# Using a XFX Radeon HD 6670 (450 watt) with a 350 watt PSU?



## tsolz (Dec 14, 2011)

Ok guys basically I've just bought this box

Extra Value Desktop PC - Desktops | Ebuyer.com

Intel Pentium DC G840 2.8GHz
6GB RAM
1TB HDD
DVD writer

It doesn't say the PSU, but my friend who knows more about this stuff than me says it runs at 350 watts.

Would I be able to use the graphics card effectively with this computer? it says the minimum requirments are 450 watts but I've been told it could work, bear in mind I'll be playing games.

Thanks in advance.


----------



## sukesh1090 (Dec 15, 2011)

If it is from a good company like corsair,seasonic,fsp....then there is no problem but if it is a local crappy psu it may give some problems.


----------



## ico (Dec 15, 2011)

**www.thinkdigit.com/forum/power-sup...89-power-supply-blacklist-thread-newbies.html* <-- read this. 
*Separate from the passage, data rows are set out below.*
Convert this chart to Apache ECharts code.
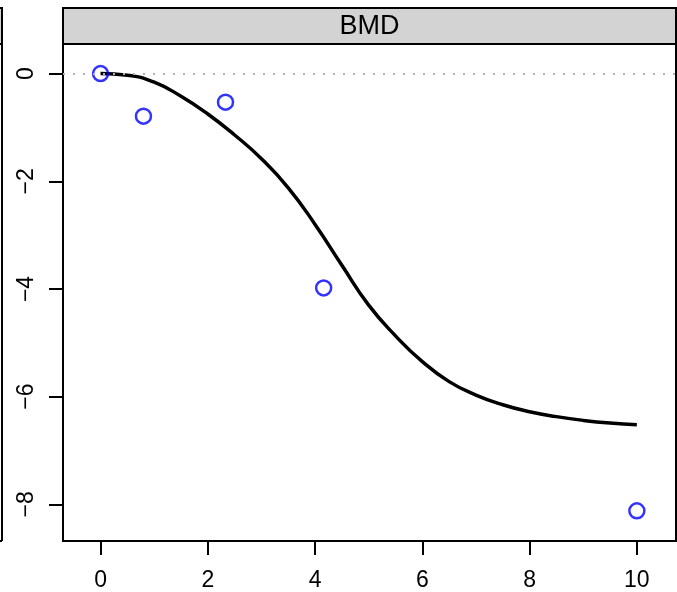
<!DOCTYPE html>
<html>
<head>
<meta charset="utf-8">
<script src="https://cdn.jsdelivr.net/npm/echarts@6/dist/echarts.min.js"></script>
<style>
html,body{margin:0;padding:0;background:#fff;}
#main{width:677px;height:592px;}
</style>
</head>
<body>
<div id="main"></div>
<script>
// 观测点
var doseX=[0,0.8,2.33,4.16,10];
var respY=[0,-0.79,-0.53,-3.98,-8.12];
// 拟合曲线
var fitX=[0,0.5,1,1.5,2,2.5,3,3.5,4,4.5,5,5.5,6,6.5,7,7.5,8,8.5,9,9.5,10];
var fitY=[0,-0.03,-0.16,-0.42,-0.75,-1.14,-1.58,-2.12,-2.8,-3.56,-4.3,-4.87,-5.35,-5.72,-5.97,-6.15,-6.28,-6.37,-6.44,-6.49,-6.52];
var xTicks=[0,2,4,6,8,10];
var yTicks=[0,-2,-4,-6,-8];
var panelTitle="BMD";

function pairs(xs,ys){
	var out=[];
	for(var i=0;i<xs.length;i++){
		out.push([xs[i],ys[i]]);
	}
	return out;
}

var chart=echarts.init(document.getElementById('main'),null,{renderer:'canvas'});
var font='"Liberation Sans", Arial, sans-serif';

var option={
	backgroundColor:'#ffffff',
	animation:false,
	grid:{
		left:63,
		top:44,
		right:1,
		bottom:51,
		show:true,
		borderColor:'#000',
		borderWidth:2,
		backgroundColor:'transparent'
	},
	xAxis:{
		type:'value',
		min:-0.7,
		max:10.73,
		axisLine:{show:false,onZero:false},
		splitLine:{show:false},
		axisTick:{show:true,customValues:xTicks,length:14,lineStyle:{color:'#000',width:2}},
		axisLabel:{customValues:xTicks,margin:28,color:'#000',fontSize:23,fontFamily:font}
	},
	yAxis:{
		type:'value',
		min:-8.68,
		max:0.55,
		axisLine:{show:false,onZero:false},
		splitLine:{show:false},
		axisTick:{show:true,customValues:yTicks,length:14,lineStyle:{color:'#000',width:2}},
		axisLabel:{
			customValues:yTicks,
			rotate:90,
			margin:25,
			color:'#000',
			fontSize:23,
			fontFamily:font,
			formatter:function(v){return String(v).replace('-','\u2212');}
		}
	},
	graphic:[
		// 左边被截掉的面板
		{type:'rect',shape:{x:-10,y:8,width:12,height:36},style:{fill:'#d3d3d3',stroke:'#000',lineWidth:2},z:10},
		{type:'line',shape:{x1:2,y1:44,x2:2,y2:541},style:{stroke:'#000',lineWidth:2},z:10},
		{type:'line',shape:{x1:-2,y1:541,x2:2,y2:541},style:{stroke:'#000',lineWidth:2},z:10},
		// 标题条
		{type:'rect',shape:{x:63,y:8,width:613,height:36},style:{fill:'#d3d3d3',stroke:'#000',lineWidth:2},z:10},
		{type:'text',x:369.5,y:27,style:{text:panelTitle,fill:'#000',font:'27px '+font,textAlign:'center',textVerticalAlign:'middle'},z:11}
	],
	series:[
		{
			type:'line',
			data:pairs(fitX,fitY),
			smooth:0.5,
			showSymbol:false,
			lineStyle:{color:'#000',width:3.5},
			z:3,
			markLine:{
				silent:true,
				symbol:['none','none'],
				label:{show:false},
				lineStyle:{color:'#b0b0b0',type:[2,8],width:2},
				data:[{yAxis:0}]
			}
		},
		{
			type:'scatter',
			data:pairs(doseX,respY),
			symbol:'circle',
			symbolSize:15,
			itemStyle:{color:'rgba(0,0,0,0)',borderColor:'#0000ff',borderWidth:2.5},
			z:4
		}
	]
};
chart.setOption(option);
</script>
</body>
</html>
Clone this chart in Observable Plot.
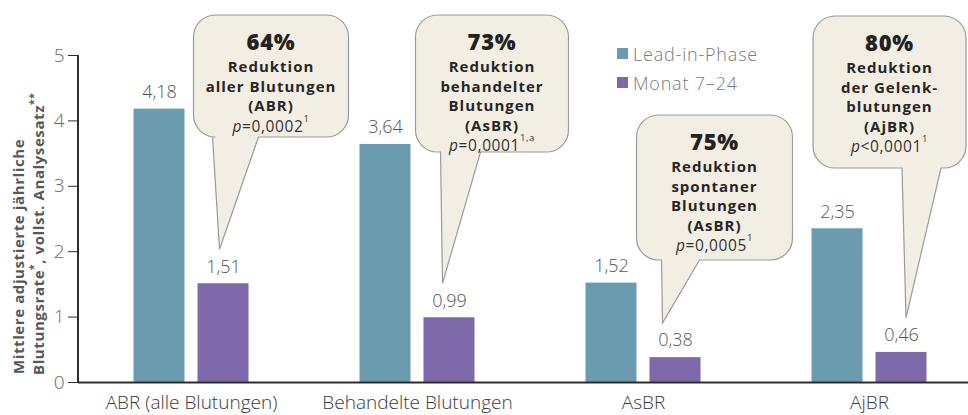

We need details about your power supply (open up the cabinet). If it's a generic one, you might need to spend ~£40 on a good PSU. Because usually in pre-built computers, companies tend to compromise on the PSU.

Corsair CX430V2 for ~£35 is a good deal --> Corsair 430W V2 CX Series PSU | Ebuyer.com

However, if it is a good one, then you don't need to.  So, mention which PSU do you have. Be exact.


----------



## tsolz (Dec 19, 2011)

Hi thanks for the suggestion, its a Codegen 400W, can that run a 450W Gfx card (asus ATI 6870)? thanks.


----------



## topgear (Dec 19, 2011)

^^ no way .. get at-least a Corsair CX500v2 to run HD6870.


----------



## ico (Dec 19, 2011)

tsolz said:


> Hi thanks for the suggestion, its a Codegen 400W, can that run a 450W Gfx card (asus ATI 6870)? thanks.


Codegen 400w won't run. Don't consider it a 400w PSU. It isn't good at all.

I recommend Corsair CX430v2 for running HD 6850. Corsair CX500v2 for running HD 6870.

If you want to spend a bit extra, then get XFX 550w Core. This one is great.

Like I mentioned in the link posted above, high wattage doesn't mean it is a good PSU. You don't even know whether obscure companies (referring to Codegen) will deliver their rated wattage properly.


----------